The key to our eventual versioning decision was a flexible versioning scheme, that would allow us to push breaking changes at no detriment to our API consumers that ticked the boxes for both development convenience, reliability and familiarity.

  • Full backwards compatibility
  • Version is required in every request
  • Clear version progression with changelog
  • Easy to get up running and make API requests and test
  • Ability to deploy breaking changes without impacting API users

First decision: version in URL vs HTTP request header

Option 1: Version in URL Option 2: Version in HTTP request header 'Accept'

Used By

  • Steam, Stripe, Twitter, Facebook, Instagram, Google, Amazon

Pros

  • Convenient
  • Familiar
  • Explicit
  • Copy & paste code snippets for prototyping

Cons

  • Semantically incorrect as URL should represent the entity
  • Doesn't handle minor versions well
  • Get parameters suck

Used By

  • Twitch, Stripe (they offer both)

Pros

  • Consistent with HTTP spec which does provide a way to specify the version with Accept Header
  • Very explicit (forces devs to pay attention to it)

Cons

  • Added friction by adding headers
  • Cannot copy and paste a URL when developers are prototyping (again, convenience) without adding headers
  • Hard to rapidly test and get up and running

Our choice: version in URL

We value developers more than anything, so we wanted the version to be easy to see and test by simply copying and pasting a URL into your web browser. We opted against requiring a version header, because this approach forces API developers to write code or use a tool to get up and running.

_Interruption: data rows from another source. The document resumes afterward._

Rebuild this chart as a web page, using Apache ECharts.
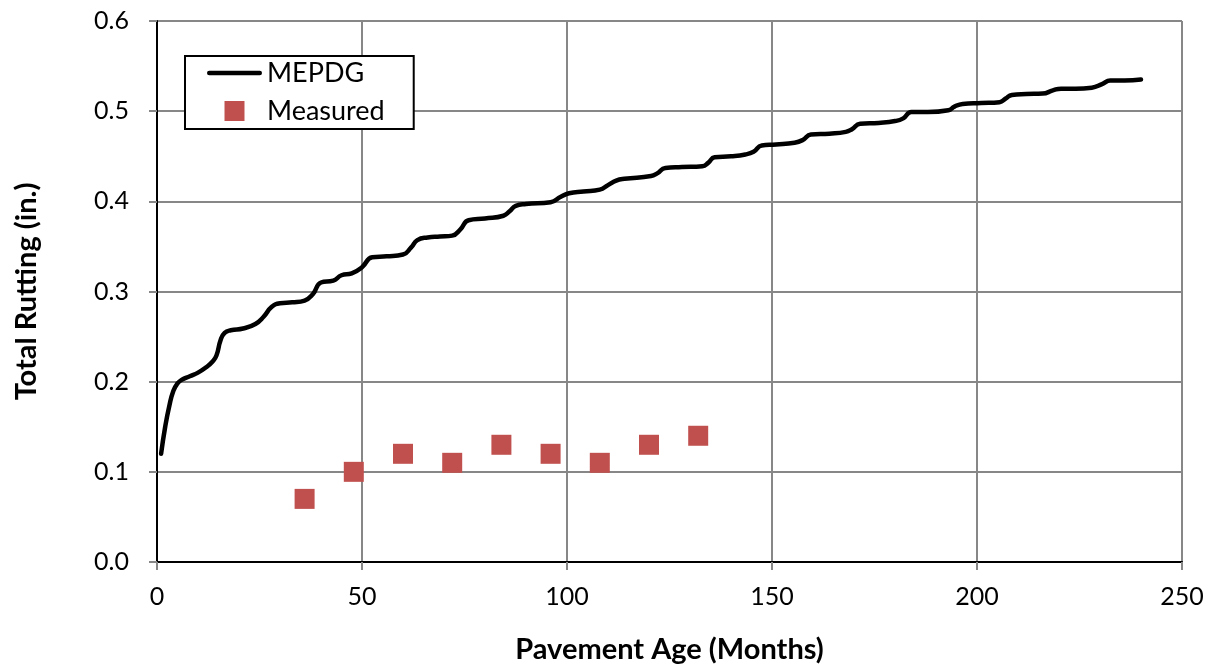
<!DOCTYPE html>
<html>
<head>
<meta charset="utf-8">
<title>Total Rutting vs Pavement Age</title>
<script src="https://cdn.jsdelivr.net/npm/echarts@6/dist/echarts.min.js"></script>
<style>
  html, body { margin: 0; padding: 0; background: #ffffff; }
  #chart { width: 1215px; height: 671px; }
</style>
</head>
<body>
<div id="chart"></div>
<script>
// MEPDG predicted total rutting: [pavement age (months), rutting (in.)]
const mepdgCurve = [
  [1, 0.120], [2, 0.150], [3, 0.173], [4, 0.190], [5, 0.198], [6, 0.202],
  [8, 0.206], [10, 0.210], [12, 0.216], [13.5, 0.222], [14.5, 0.229],
  [15.5, 0.246], [16.5, 0.254], [18, 0.257], [21, 0.259], [24, 0.264],
  [26, 0.272], [28, 0.283], [30, 0.287], [33, 0.288], [36, 0.290],
  [38, 0.297], [40, 0.310], [43, 0.312], [45, 0.318], [47.5, 0.320],
  [50, 0.327], [52.5, 0.338], [56, 0.339], [60, 0.341], [62, 0.349],
  [63.5, 0.357], [66, 0.360], [69, 0.361], [72, 0.362], [74, 0.369],
  [76, 0.379], [80, 0.381], [84.5, 0.384], [86, 0.389], [87.5, 0.395],
  [90, 0.397], [96, 0.399], [98.5, 0.405], [100.5, 0.409], [104, 0.411],
  [108, 0.413], [110, 0.418], [112, 0.423], [114, 0.425], [120.5, 0.428],
  [122, 0.431], [124, 0.437], [128, 0.438], [133, 0.439], [134.5, 0.443],
  [136, 0.449], [140, 0.450], [143.5, 0.452], [145.5, 0.455], [147.5, 0.462],
  [151, 0.463], [155.5, 0.465], [157.5, 0.468], [159.5, 0.474], [164, 0.475],
  [168, 0.477], [169.5, 0.480], [171.5, 0.486], [176, 0.487], [180, 0.489],
  [182, 0.492], [184, 0.499], [188, 0.499], [193, 0.501], [194.5, 0.505],
  [196.5, 0.508], [201, 0.509], [205.5, 0.510], [207, 0.514], [208.5, 0.518],
  [212, 0.519], [216, 0.5195], [218.5, 0.523], [220.5, 0.525], [224, 0.525],
  [228, 0.526], [230.5, 0.530], [232.5, 0.534], [236, 0.534], [240, 0.535]
];

// Field measurements
const measuredAge = [36, 48, 60, 72, 84, 96, 108, 120, 132];
const measuredRut = [0.07, 0.10, 0.12, 0.11, 0.13, 0.12, 0.11, 0.13, 0.14];

const seriesNames = ['MEPDG', 'Measured'];
const xAxisTitle = 'Pavement Age (Months)';
const yAxisTitle = 'Total Rutting (in.)';

const FONT = 'Lato, "Open Sans", sans-serif';
const GRID_GRAY = '#878787';
const RED = '#c0504d';

// legend glyphs: a thick round-ended stroke and a solid square
const LINE_ICON = 'path://M2.25,0 L52.75,0 A2.25,2.25 0 0 1 52.75,4.5 L2.25,4.5 A2.25,2.25 0 0 1 2.25,0 Z';
const SQUARE_ICON = 'path://M0,0 L20,0 L20,20 L0,20 Z';

const chart = echarts.init(document.getElementById('chart'), null, { renderer: 'canvas' });

chart.setOption({
  animation: false,
  backgroundColor: '#ffffff',
  textStyle: { fontFamily: FONT, color: '#000000' },
  grid: { left: 157, right: 33, top: 21, bottom: 109, containLabel: false },
  legend: {
    data: [
      { name: seriesNames[0], icon: LINE_ICON, itemStyle: { color: '#000000' } },
      { name: seriesNames[1], icon: SQUARE_ICON, itemStyle: { color: RED } }
    ],
    orient: 'vertical',
    left: 185,
    top: 56,
    padding: [2, 29, 3, 22],
    itemGap: 8,
    itemWidth: 55,
    itemHeight: 20,
    symbolKeepAspect: true,
    borderColor: '#000000',
    borderWidth: 2,
    borderRadius: 0,
    backgroundColor: '#ffffff',
    textStyle: { fontFamily: FONT, fontSize: 27, lineHeight: 30, color: '#000000' }
  },
  xAxis: [
    {
      type: 'value',
      min: 0, max: 250, interval: 50,
      name: xAxisTitle,
      nameLocation: 'middle',
      nameGap: 73,
      nameTextStyle: { fontFamily: FONT, fontSize: 29, fontWeight: 'bold', color: '#000000' },
      axisLine: { show: true, onZero: false, lineStyle: { color: GRID_GRAY, width: 2 } },
      axisTick: { show: true, inside: false, length: 8, lineStyle: { color: GRID_GRAY, width: 2 } },
      axisLabel: { fontFamily: FONT, fontSize: 25, color: '#000000', margin: 22 },
      splitLine: { show: true, lineStyle: { color: GRID_GRAY, width: 2 } }
    },
    {
      // top frame edge
      type: 'value', position: 'top', min: 0, max: 250,
      axisLine: { show: true, lineStyle: { color: '#000000', width: 2 } },
      axisTick: { show: false }, axisLabel: { show: false }, splitLine: { show: false }
    }
  ],
  yAxis: [
    {
      type: 'value',
      min: 0, max: 0.6, interval: 0.1,
      name: yAxisTitle,
      nameLocation: 'middle',
      nameGap: 116,
      nameRotate: 90,
      nameTextStyle: { fontFamily: FONT, fontSize: 29, fontWeight: 'bold', color: '#000000' },
      axisLine: { show: true, onZero: false, lineStyle: { color: GRID_GRAY, width: 2 } },
      axisTick: { show: true, inside: false, length: 8, lineStyle: { color: GRID_GRAY, width: 2 } },
      axisLabel: {
        fontFamily: FONT, fontSize: 25, color: '#000000', margin: 28,
        formatter: v => v.toFixed(1)
      },
      splitLine: { show: true, lineStyle: { color: GRID_GRAY, width: 2 } }
    },
    {
      // right frame edge
      type: 'value', position: 'right', min: 0, max: 0.6,
      axisLine: { show: true, lineStyle: { color: '#000000', width: 2 } },
      axisTick: { show: false }, axisLabel: { show: false }, splitLine: { show: false }
    }
  ],
  series: [
    {
      name: seriesNames[0],
      type: 'line',
      data: mepdgCurve,
      symbol: 'none',
      smooth: 0.5,
      lineStyle: { color: '#000000', width: 4.5, cap: 'round', join: 'round' },
      itemStyle: { color: '#000000' },
      z: 3
    },
    {
      name: seriesNames[1],
      type: 'scatter',
      data: measuredAge.map((m, i) => [m, measuredRut[i]]),
      symbol: 'rect',
      symbolSize: 20,
      itemStyle: { color: RED, opacity: 1 },
      z: 4
    }
  ]
});
</script>
</body>
</html>
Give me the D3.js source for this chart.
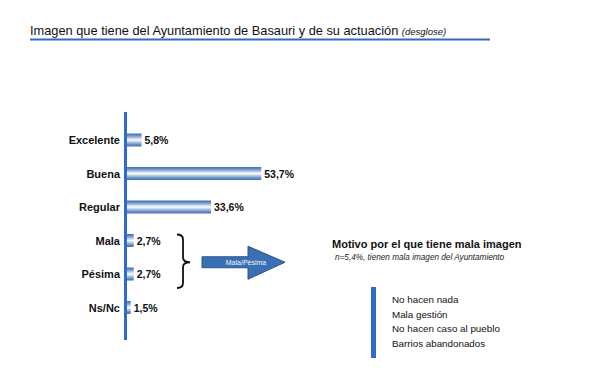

Second decision: version format

Option 1: v1, v2, v3

Option 2: MAJOR.MINOR.PATCH

Option 3: YYYY-MM-DD

Option 4: YYYYr{0-9}

Used By

  • Steam, Facebook, Instagram, Amazon, Twitch

Pros

  • Very explicit
  • Show a major change has occurred

Cons

  • Does not show minor changes
  • Hard to follow

Used By

  • Twitter, Salesforce, Google

Pros

  • Industry standard, familiar to devs
  • Covers breaking and non-breaking changes

Cons

  • Too many updates for minor changes

Used By

  • Stripe, Microsoft Azure

Pros

  • Very explicit
  • Shows date changes made
  • Pick the date closest to your development date and know you are compatible

Cons

  • Does not show minor changes
  • Hard to follow at a glance

Used By

  • Unity, Stripe

Pros

  • Very explicit
  • Shows changes made in each year

Cons

  • Does not show minor changes

Our choice: YYYYr{0-9}

We wanted a version format that clearly shows when a change was made, how many changes have been made and only increments when a breaking change is deployed. We felt that including the year solved the first requirement and provides amazing clarity, and including a release number solves the final two requirements, and allows developers to know how many versions they are behind.

Example: 2018r1

YYYY - The year of the version
r - Always hard-coded as 'r', signifying the release number
0-9 - The release number which is incremented per release, relative to the year. Whenever the year is changed, the release number begins at 1.

Demonstration

A game is currently making HTTP requests like so:

GET https://api.mod.io/2018r3/games/5/mods

We release an important update that removes a field expected from objects within this response, thus a breaking change. The game should not be impacted due to our API change, so the developer of the game views the changelog for the version, see's what changed - makes appropriate changes within the game client to accommodate for this release, then simply upgrades their base URL to include the latest version.

GET https://api.mod.io/2018r4/games/5/mods

Conclusion

As a business we want to move quick and continually update and improve our service to give developers the most powerful mod API on the market. Achieving this will require breaking changes from time to time, so minimizing the impact to our API consumers by really thinking through our versioning system was critical.

We believe the solution we have arrived at balances this need well, for the following reasons:

  • Developer convenience as it uses a popular, familiar and convenient versioning scheme.
  • Developer confidence that our breaking changes will never affect their application.
  • The version is explicit, and hard to miss. You always know what version you are using.
  • When making requests with an api_key during the prototyping phase, you can easily copy and paste code snippets that work. No headers to worry about.
  • Enables us the freedom to evolve our API without worrying about affecting existing API consumers.